### Entries supplied
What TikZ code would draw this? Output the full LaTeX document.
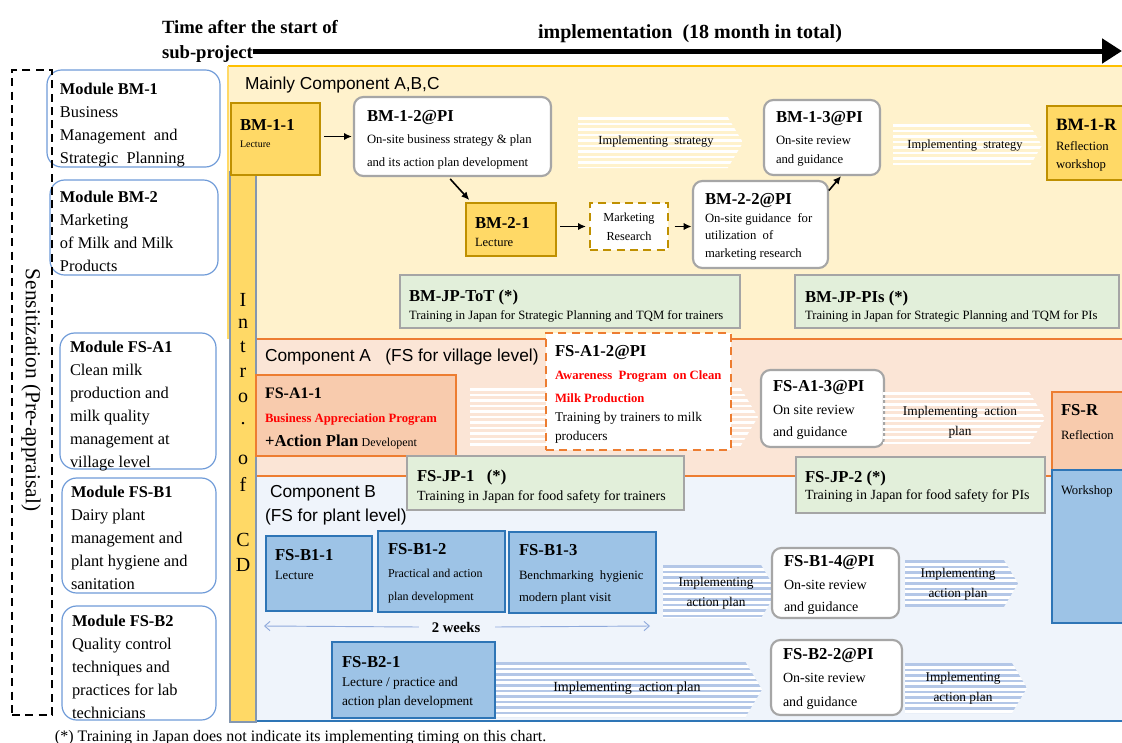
\documentclass[tikz,border=0pt]{standalone}
\usepackage{fontspec}
\setmainfont{Liberation Serif}
\setsansfont{Liberation Sans}
\usetikzlibrary{arrows.meta,calc}
\definecolor{ylbg}{HTML}{FFF2CC}
\definecolor{gold}{HTML}{FFD966}
\definecolor{goldbd}{HTML}{BF9000}
\definecolor{ytop}{HTML}{FFC000}
\definecolor{peach}{HTML}{FBE5D6}
\definecolor{orng}{HTML}{ED7D31}
\definecolor{orfill}{HTML}{F8CBAD}
\definecolor{bfill}{HTML}{9DC3E6}
\definecolor{bbd}{HTML}{2E75B6}
\definecolor{lbbg}{HTML}{EFF4FB}
\definecolor{gfill}{HTML}{E2EFDA}
\definecolor{gbd}{HTML}{A5A5A5}
\definecolor{modbd}{HTML}{6F9BD8}
\definecolor{wbd}{HTML}{A6A6A6}
\definecolor{stripeb}{HTML}{B4C7E7}
\definecolor{weeksc}{HTML}{8FAADC}
\definecolor{redt}{HTML}{FF0000}
\definecolor{introbd}{HTML}{8497B0}
\newcommand\stripechev[6]{%
  \path[#6] (#1,#2) -- ({#3-0.3*(#4-#2)},#2) -- (#3,{(#2+#4)/2}) -- ({#3-0.3*(#4-#2)},#4) -- (#1,#4) -- cycle;
  \begin{scope}
  \clip (#1,#2) -- ({#3-0.3*(#4-#2)},#2) -- (#3,{(#2+#4)/2}) -- ({#3-0.3*(#4-#2)},#4) -- (#1,#4) -- cycle;
  \pgfmathtruncatemacro\nst{(#4-#2)/5.5}
  \foreach \k in {0,...,\nst} \draw[#5, line width=1.8pt] (#1,{#2+1.5+\k*5.5}) -- (#3,{#2+1.5+\k*5.5});
  \end{scope}}
\tikzset{
  every node/.style={inner sep=0pt, outer sep=0pt},
  place/.style n args={4}{at={({(#1+#3)/2},{(#2+#4)/2})}, minimum width={(#3-#1)*0.75pt}, minimum height={(#4-#2)*0.75pt}},
  goldbox/.style={draw=goldbd, fill=gold, line width=1.6pt},
  whitebox/.style={draw=wbd, fill=white, line width=1.6pt, rounded corners=7pt},
  modbox/.style={draw=modbd, fill=white, line width=0.9pt, rounded corners=11pt},
  orbox/.style={draw=orng, fill=orfill, line width=1.6pt},
  bluebox/.style={draw=bbd, fill=bfill, line width=1.6pt},
  greenbox/.style={draw=gbd, fill=gfill, line width=1.6pt},
  dashgold/.style={draw=goldbd, fill=white, line width=2pt, dash pattern=on 6pt off 4pt},
  dashor/.style={draw=orng, fill=white, line width=2pt, dash pattern=on 6pt off 4pt},
  hd/.style={anchor=base west, font=\bfseries\fontsize{12.5}{15}\selectfont},
  tx/.style={anchor=base west, align=left},
  ctx/.style={align=center},
  modt/.style={anchor=base west, align=left, font=\fontsize{12.3}{17.25}\selectfont},
  sanst/.style={anchor=base west, font=\sffamily\fontsize{13}{15}\selectfont},
  conn/.style={-{Latex[length=6pt,width=5.5pt]}, line width=1.2pt, black},
  warr/.style={-{Straight Barb[length=4pt,width=7pt]}, line width=0.7pt, weeksc},
  introl/.style={anchor=base, font=\fontsize{15}{17}\selectfont},
}
\begin{document}
\begin{tikzpicture}[x=0.75pt,y=-0.75pt]
\useasboundingbox (0,0) rectangle (1122,743);
% ---- title
\node[anchor=base west, font=\bfseries\fontsize{14}{16}\selectfont] (t1) at (162,33) {Time after the start of};
\node[anchor=base west, font=\bfseries\fontsize{14}{16}\selectfont] (t2) at (162,58) {sub-project};
\node[anchor=base, font=\bfseries\fontsize{15}{17}\selectfont] (t3) at (690,38) {implementation\ \ (18 month in total)};
\coordinate (tip) at (1122,51);
\draw[line width=3.75pt, -{Triangle[length=15pt,width=18pt]}] (t2.east |- tip) -- (tip);
% ---- module column (multi-line nodes: base = last line)
\node[modbox, place={47}{70}{220}{167}] (m1) {};
\node[modt] (m1t) at (60,163) {\textbf{Module BM-1}\\Business\\Management\ \ and\\Strategic\ \ Planning};
\node[modbox, place={50}{180}{218}{275}] (m2) {};
\node[modt] (m2t) at (60,271) {\textbf{Module BM-2}\\Marketing\\of Milk and Milk\\Products};
\node[modbox, place={60}{333}{216}{469}] (m3) {};
\node[modt] (m3t) at (70,467) {\textbf{Module FS-A1}\\Clean milk\\production and\\milk quality\\management at\\village level};
\node[modbox, place={62}{478}{216}{593}] (m4) {};
\node[modt] (m4t) at (71,589) {\textbf{Module FS-B1}\\Dairy plant\\management and\\plant hygiene and\\sanitation};
\node[modbox, place={62}{606}{216}{720}] (m5) {};
\node[modt] (m5t) at (72,718) {\textbf{Module FS-B2}\\Quality control\\techniques and\\practices for lab\\technicians};
\node[draw, line width=1.3pt, dash pattern=on 6pt off 4pt, place={12}{70}{52}{715}] (sens) {};
\node[rotate=-90, font=\fontsize{16}{18}\selectfont] (senst) at (31,390) {Sensitization (Pre-appraisal)};
% ---- region backgrounds
\node[fill=ylbg, place={228}{66}{1122}{339}] (regY) {};
\draw[ytop, line width=1.6pt] (regY.north west) -- (regY.north east);
\draw[gold, line width=1.2pt] (regY.north west) -- (regY.south west);
\node[fill=peach, place={255}{339}{1122}{476}] (regA) {};
\draw[orng, line width=2pt] (regA.north east) -- (regA.north west) -- (regA.south west) -- (regA.south east);
\node[fill=lbbg, place={255}{476}{1122}{721}] (regB) {};
\draw[bbd, line width=2pt] (regB.north west) -- (regB.south west) -- (regB.south east);
\draw[orng, line width=2pt] (regA.south west) -- (regA.south east);
\node[fill=gold, draw=introbd, line width=0.8pt, place={230}{172}{256}{722}] (intro) {};
\foreach \c/\yy [count=\i] in {I/306, n/328, t/352, r/377, o/402, ./424, o/464, f/491, C/546, D/571}
  \node[introl] (intro\i) at (243,\yy) {\c};
% ---- Mainly component
\node[sanst] (mainly) at (245,89) {Mainly Component A,B,C};
\node[goldbox, place={231}{103}{320}{175}] (bm11) {};
\node[hd] (bm11h) at (240,130) {BM-1-1};
\node[tx, font=\fontsize{7.5}{9}\selectfont] (bm11b) at (240,147) {Lecture};
\node[whitebox, place={354}{97}{551}{176}] (bm12) {};
\node[hd] (bm12h) at (367,121) {BM-1-2@PI};
\node[tx, font=\fontsize{9.5}{17.25}\selectfont] (bm12b) at (367,166) {On-site business strategy \& plan\\and its action plan development};
\stripechev{578}{117}{743}{168}{white}{}
\node[font=\fontsize{9.3}{11}\selectfont] (is1) at (656,142) {Implementing\ \ strategy};
\node[whitebox, place={764}{100}{880}{175}] (bm13) {};
\node[hd] (bm13h) at (776,122) {BM-1-3@PI};
\node[tx, font=\fontsize{9.5}{14.25}\selectfont] (bm13b) at (776,163) {On-site review\\and guidance};
\stripechev{893}{124}{1042}{167}{white}{}
\node[font=\fontsize{9.3}{11}\selectfont] (is2) at (965,146) {Implementing\ \ strategy};
\node[goldbox, place={1047}{106}{1128}{180}] (bm1r) {};
\node[anchor=base west, font=\bfseries\fontsize{13}{15}\selectfont] (bm1rh) at (1056,130) {BM-1-R};
\node[tx, font=\fontsize{9.5}{13.5}\selectfont] (bm1rb) at (1056,168) {Reflection\\workshop};
\node[goldbox, place={466}{203}{556}{256}] (bm21) {};
\node[hd] (bm21h) at (475,228) {BM-2-1};
\node[tx, font=\fontsize{9.4}{11}\selectfont] (bm21b) at (475,246) {Lecture};
\node[dashgold, place={590}{203}{668}{250}] (mr) {};
\node[ctx, font=\fontsize{9.2}{14.25}\selectfont] (mrt) at (629,227) {Marketing\\Research};
\node[whitebox, place={693}{181}{828}{268}] (bm22) {};
\node[hd] (bm22h) at (705,204) {BM-2-2@PI};
\node[tx, font=\fontsize{9.5}{13.1}\selectfont] (bm22b) at (705,257) {On-site guidance\ \ for\\utilization\ \ of\\marketing research};
\draw[conn, shorten <=3pt, shorten >=1.5pt] (bm11.east |- bm12.west) -- (bm12.west);
\draw[conn, shorten <=3pt, shorten >=3pt] ($(bm12.south)+(-5,0)$) -- ($(bm21.north west)+(6,0)$);
\draw[conn, shorten <=3pt, shorten >=3pt] (bm21.east |- mr.west) -- (mr.west);
\draw[conn, shorten <=5pt, shorten >=1pt] (mr.east) -- (mr.east -| bm22.west);
\draw[conn, shorten <=1pt, shorten >=1pt] (bm22.26) -- (bm13.-62);
\node[greenbox, place={400}{275}{740}{328}] (jptot) {};
\node[hd] (jptoth) at (409,301) {BM-JP-ToT (*)};
\node[tx, font=\fontsize{9.5}{11}\selectfont] (jptotb) at (409,319) {Training in Japan for Strategic Planning and TQM for trainers};
\node[greenbox, place={795}{275}{1119}{328}] (jppi) {};
\node[hd] (jppih) at (805,302) {BM-JP-PIs (*)};
\node[tx, font=\fontsize{9.5}{11}\selectfont] (jppib) at (805,319) {Training in Japan for Strategic Planning and TQM for PIs};
% ---- Component A
\node[sanst] (compa) at (265,361) {Component A\ \ \ (FS for village level)};
\node[orbox, place={256}{375}{456}{456}] (fsa11) {};
\node[anchor=base west, font=\bfseries\fontsize{12}{14}\selectfont] (fsa11h) at (265,398) {FS-A1-1};
\node[tx, font=\bfseries\fontsize{9.5}{11}\selectfont, text=redt] (fsa11r) at (265,422) {Business Appreciation Program};
\node[tx] (fsa11b) at (265,446) {{\bfseries\fontsize{12.5}{14}\selectfont +Action Plan} {\fontsize{9}{11}\selectfont Developent}};
\stripechev{470}{388}{758}{446}{white}{}
\node[dashor, place={546}{333}{731}{450}] (fsa12) {};
\node[hd] (fsa12h) at (555,356) {FS-A1-2@PI};
\node[tx, font=\bfseries\fontsize{9.5}{17.25}\selectfont, text=redt] (fsa12r) at (555,402) {Awareness\ \ Program\ \ on Clean\\Milk Production};
\node[tx, font=\fontsize{10}{14.25}\selectfont] (fsa12b) at (555,440) {Training by trainers to milk\\producers};
\node[whitebox, place={761}{370}{884}{447}] (fsa13) {};
\node[hd] (fsa13h) at (773,391) {FS-A1-3@PI};
\node[tx, font=\fontsize{10.5}{16.5}\selectfont] (fsa13b) at (773,436.5) {On site review\\and guidance};
\stripechev{883}{392}{1045}{445}{white}{}
\node[ctx, font=\fontsize{10}{15}\selectfont] (iap1) at (960,422) {Implementing\ \ action\\plan};
\node[orbox, place={1052}{392}{1128}{470}] (fsr) {};
\node[hd] (fsrh) at (1061,415) {FS-R};
\node[tx, font=\fontsize{9.5}{11}\selectfont] (fsrb) at (1061,439) {Reflection};
\node[bluebox, place={1052}{470}{1128}{623}] (wshop) {};
\node[tx, font=\fontsize{9.5}{11}\selectfont] (wshopt) at (1061,494) {Workshop};
% ---- Component B
\node[sanst] (compb1) at (270,497) {Component B};
\node[sanst] (compb2) at (265,521) {(FS for plant level)};
\node[greenbox, place={407}{456}{684}{510}] (fsjp1) {};
\node[hd] (fsjp1h) at (417,481) {FS-JP-1\ \ \ (*)};
\node[tx, font=\fontsize{10.5}{12}\selectfont] (fsjp1b) at (417,500) {Training in Japan for food safety for trainers};
\node[greenbox, place={796}{457}{1045}{513}] (fsjp2) {};
\node[hd] (fsjp2h) at (805,482) {FS-JP-2 (*)};
\node[tx, font=\fontsize{10.5}{12}\selectfont] (fsjp2b) at (805,499) {Training in Japan for food safety for PIs};
\node[bluebox, place={266}{536}{372}{611}] (fsb11) {};
\node[hd] (fsb11h) at (275,560) {FS-B1-1};
\node[tx, font=\fontsize{9.5}{11}\selectfont] (fsb11b) at (275,579) {Lecture};
\node[bluebox, place={378}{531}{505}{612}] (fsb12) {};
\node[hd] (fsb12h) at (388,554) {FS-B1-2};
\node[tx, font=\fontsize{9}{17.25}\selectfont] (fsb12b) at (388,600) {Practical and action\\plan development};
\node[bluebox, place={509}{532}{656}{613}] (fsb13) {};
\node[hd] (fsb13h) at (519,555) {FS-B1-3};
\node[tx, font=\fontsize{9.5}{16.5}\selectfont] (fsb13b) at (519,601) {Benchmarking\ \ hygienic\\modern plant visit};
\stripechev{663}{565}{777}{618}{stripeb}{fill=white}
\node[ctx, font=\fontsize{10}{15}\selectfont] (iap2) at (716,593) {Implementing\\action plan};
\node[whitebox, place={772}{548}{899}{618}] (fsb14) {};
\node[hd] (fsb14h) at (784,566) {FS-B1-4@PI};
\node[tx, font=\fontsize{10.5}{16.5}\selectfont] (fsb14b) at (784,611) {On-site review\\and guidance};
\stripechev{905}{560}{1018}{607}{stripeb}{fill=white}
\node[ctx, font=\fontsize{10}{15}\selectfont] (iap3) at (958,584) {Implementing\\action plan};
\node[font=\bfseries\fontsize{11}{13}\selectfont] (wk) at (456,627) {2 weeks};
\coordinate (wkL) at (264,626);
\coordinate (wkR) at (650,626);
\draw[warr] ($(wk.west)+(-13,0)$) -- (wkL);
\draw[warr] ($(wk.east)+(15,0)$) -- (wkR);
\stripechev{495}{662}{762}{717}{stripeb}{fill=white}
\node[font=\fontsize{10.5}{12}\selectfont] (iap4) at (627,688) {Implementing\ \ action plan};
\node[bluebox, place={332}{642}{495}{718}] (fsb21) {};
\node[hd] (fsb21h) at (342,667) {FS-B2-1};
\node[tx, font=\fontsize{10}{14.25}\selectfont] (fsb21b) at (342,705) {Lecture / practice and\\action plan development};
\node[whitebox, place={771}{640}{902}{715}] (fsb22) {};
\node[hd] (fsb22h) at (783,659) {FS-B2-2@PI};
\node[tx, font=\fontsize{10.5}{18}\selectfont] (fsb22b) at (783,706) {On-site review\\and guidance};
\stripechev{905}{663}{1027}{713}{stripeb}{fill=white}
\node[ctx, font=\fontsize{10}{15}\selectfont] (iap5) at (963,688) {Implementing\\action plan};
% ---- footnote
\node[anchor=base west, font=\fontsize{12}{14}\selectfont] (foot) at (55,741) {(*) Training in Japan does not indicate its implementing timing on this chart.};
\end{tikzpicture}
\end{document}
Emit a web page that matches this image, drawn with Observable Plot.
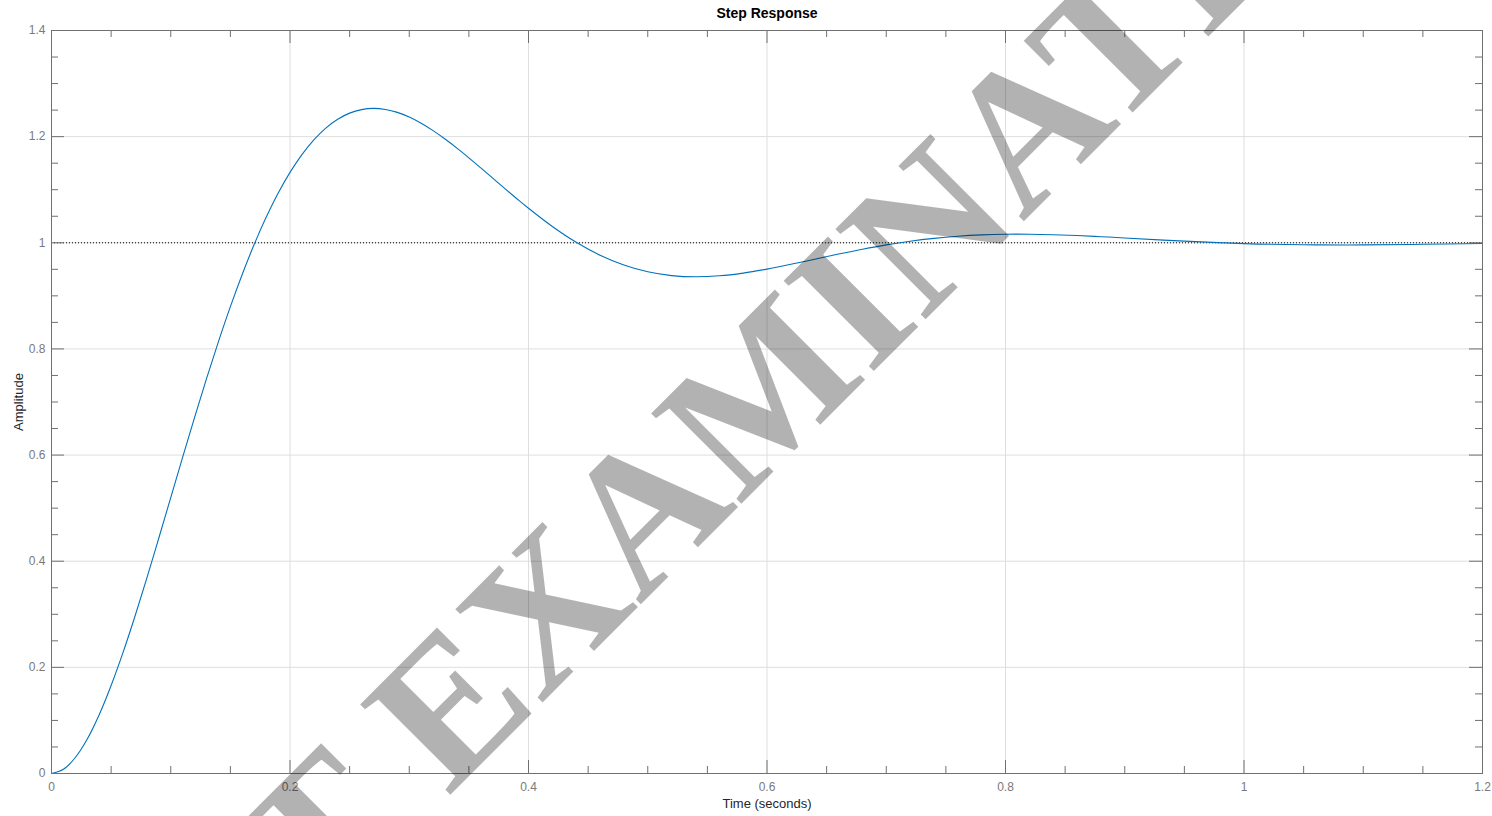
<!DOCTYPE html>
<html>
<head>
<meta charset="utf-8">
<script src="https://cdn.jsdelivr.net/npm/d3@7"></script>
<script src="https://cdn.jsdelivr.net/npm/@observablehq/plot@0.6"></script>
<style>
html, body { margin: 0; padding: 0; background: #fff; }
#chart { width: 1492px; height: 816px; overflow: hidden; }
</style>
</head>
<body>
<div id="chart"></div>
<script>
// ---- data ----
const time = [
  0.00, 0.01, 0.02, 0.03, 0.04, 0.05, 0.06, 0.07, 0.08, 0.09,
  0.10, 0.11, 0.12, 0.13, 0.14, 0.15, 0.16, 0.17, 0.18, 0.19,
  0.20, 0.21, 0.22, 0.23, 0.24, 0.25, 0.26, 0.27, 0.28, 0.29,
  0.30, 0.31, 0.32, 0.33, 0.34, 0.35, 0.36, 0.37, 0.38, 0.39,
  0.40, 0.42, 0.44, 0.46, 0.48, 0.50, 0.52, 0.54, 0.56, 0.58,
  0.60, 0.62, 0.64, 0.66, 0.68, 0.70, 0.72, 0.74, 0.76, 0.78,
  0.80, 0.82, 0.84, 0.86, 0.88, 0.90, 0.95, 1.00, 1.05, 1.10,
  1.15, 1.20
];
const amplitude = [
  0.0000, 0.0079, 0.0301, 0.0649, 0.1107, 0.1657, 0.2281, 0.2963, 0.3686, 0.4437,
  0.5199, 0.5962, 0.6712, 0.7441, 0.8137, 0.8796, 0.9408, 0.9971, 1.0480, 1.0932,
  1.1326, 1.1662, 1.1939, 1.2161, 1.2328, 1.2443, 1.2509, 1.2532, 1.2512, 1.2457,
  1.2369, 1.2253, 1.2114, 1.1956, 1.1784, 1.1601, 1.1411, 1.1218, 1.1025, 1.0835,
  1.0650, 1.0307, 1.0009, 0.9765, 0.9581, 0.9453, 0.9382, 0.9359, 0.9378, 0.9429,
  0.9504, 0.9594, 0.9691, 0.9788, 0.9879, 0.9961, 1.0030, 1.0084, 1.0124, 1.0149,
  1.0161, 1.0161, 1.0152, 1.0136, 1.0115, 1.0091, 1.0031, 0.9985, 0.9962, 0.9960,
  0.9971, 0.9986
];
const steadyState = [1];

const xMajorTicks = [0, 0.2, 0.4, 0.6, 0.8, 1, 1.2];
const xTickLabels = ["0", "0.2", "0.4", "0.6", "0.8", "1", "1.2"];
const xMinorTicks = [0.05, 0.1, 0.15, 0.25, 0.3, 0.35, 0.45, 0.5, 0.55, 0.65, 0.7, 0.75,
                     0.85, 0.9, 0.95, 1.05, 1.1, 1.15];
const yMajorTicks = [0, 0.2, 0.4, 0.6, 0.8, 1, 1.2, 1.4];
const yTickLabels = ["0", "0.2", "0.4", "0.6", "0.8", "1", "1.2", "1.4"];
const yMinorTicks = [0.05, 0.1, 0.15, 0.25, 0.3, 0.35, 0.45, 0.5, 0.55, 0.65, 0.7, 0.75,
                     0.85, 0.9, 0.95, 1.05, 1.1, 1.15, 1.25, 1.3, 1.35];

const titleText = "Step Response";
const xLabelText = "Time (seconds)";
const yLabelText = "Amplitude";
const watermarkBefore = "PAST";
const watermarkAfter = "EXAMINATION PAPER";

// ---- layout ----
const W = 1492, H = 816;
const mL = 51, mR = 10, mT = 30, mB = 43;
const innerH = H - mT - mB;
const innerW = W - mL - mR;
const majorLen = 13, minorLen = 7;
const AXIS = "#707070";
const TICKTEXT = "#7a7a7a";
const GRID = "#dedede";

const rows = time.map((t, i) => ({t, a: amplitude[i]}));

const svg = Plot.plot({
  width: W, height: H,
  marginLeft: mL, marginRight: mR, marginTop: mT, marginBottom: mB,
  style: {fontFamily: "'Liberation Sans', Arial, Helvetica, sans-serif", background: "#fff"},
  x: {domain: [0, 1.2]},
  y: {domain: [0, 1.4]},
  marks: [
    Plot.gridX(xMajorTicks, {stroke: GRID, strokeOpacity: 1}),
    Plot.gridY(yMajorTicks, {stroke: GRID, strokeOpacity: 1}),
    Plot.ruleY(steadyState, {stroke: "#000", strokeWidth: 1, strokeDasharray: "1,2"}),
    Plot.line(rows, {x: "t", y: "a", stroke: "#0072BD", strokeWidth: 1.1, curve: "catmull-rom"}),
    Plot.frame({stroke: AXIS, strokeWidth: 1}),
    // bottom ticks
    Plot.tickX(xMajorTicks, {x: d => d, insetTop: innerH - majorLen, stroke: AXIS}),
    Plot.tickX(xMinorTicks, {x: d => d, insetTop: innerH - minorLen, stroke: AXIS}),
    // top ticks
    Plot.tickX(xMajorTicks, {x: d => d, insetBottom: innerH - majorLen, stroke: AXIS}),
    Plot.tickX(xMinorTicks, {x: d => d, insetBottom: innerH - minorLen, stroke: AXIS}),
    // left ticks
    Plot.tickY(yMajorTicks, {y: d => d, insetRight: innerW - majorLen, stroke: AXIS}),
    Plot.tickY(yMinorTicks, {y: d => d, insetRight: innerW - minorLen, stroke: AXIS}),
    // right ticks
    Plot.tickY(yMajorTicks, {y: d => d, insetLeft: innerW - majorLen, stroke: AXIS}),
    Plot.tickY(yMinorTicks, {y: d => d, insetLeft: innerW - minorLen, stroke: AXIS}),
    Plot.axisX({ticks: xMajorTicks, tickSize: 0, tickPadding: 9, label: null,
      tickFormat: d => xTickLabels[xMajorTicks.indexOf(d)], color: TICKTEXT, fontSize: 12}),
    Plot.axisY({ticks: yMajorTicks, tickSize: 0, tickPadding: 6, label: null,
      tickFormat: d => yTickLabels[yMajorTicks.indexOf(d)], color: TICKTEXT, fontSize: 12}),
    Plot.text([titleText], {frameAnchor: "top", lineAnchor: "middle", textAnchor: "middle", dy: -17,
      fontWeight: "bold", fontSize: 14, fill: "#000"}),
    Plot.text([xLabelText], {frameAnchor: "bottom", lineAnchor: "middle", textAnchor: "middle", dy: 30,
      fontSize: 13, fill: "#262626"}),
    Plot.text([yLabelText], {frameAnchor: "left", lineAnchor: "middle", textAnchor: "middle", dx: -33,
      rotate: -90, fontSize: 13, fill: "#262626"})
  ]
});

// ---- watermark (semi-transparent serif text across the chart) ----
const wm = d3.select(svg).append("g")
  .attr("transform", "translate(448,797) rotate(-45)")
  .attr("font-family", "'Liberation Serif', 'Times New Roman', serif")
  .attr("font-size", 195)
  .attr("font-weight", "bold")
  .attr("fill", "#000")
  .attr("fill-opacity", 0.3);
wm.append("text").attr("x", 0).attr("text-anchor", "start").text(watermarkAfter);
wm.append("text").attr("x", -49).attr("text-anchor", "end").text(watermarkBefore);

document.getElementById("chart").appendChild(svg);
</script>
</body>
</html>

### Prompt
Gather from the entries above all lines that include the string "this".

### The answer
What TikZ code would draw this? Output the full LaTeX document.
\node[anchor=base west, font=\fontsize{12}{14}\selectfont] (foot) at (55,741) {(*) Training in Japan does not indicate its implementing timing on this chart.};
Emit a web page that matches this image, drawn with Observable Plot.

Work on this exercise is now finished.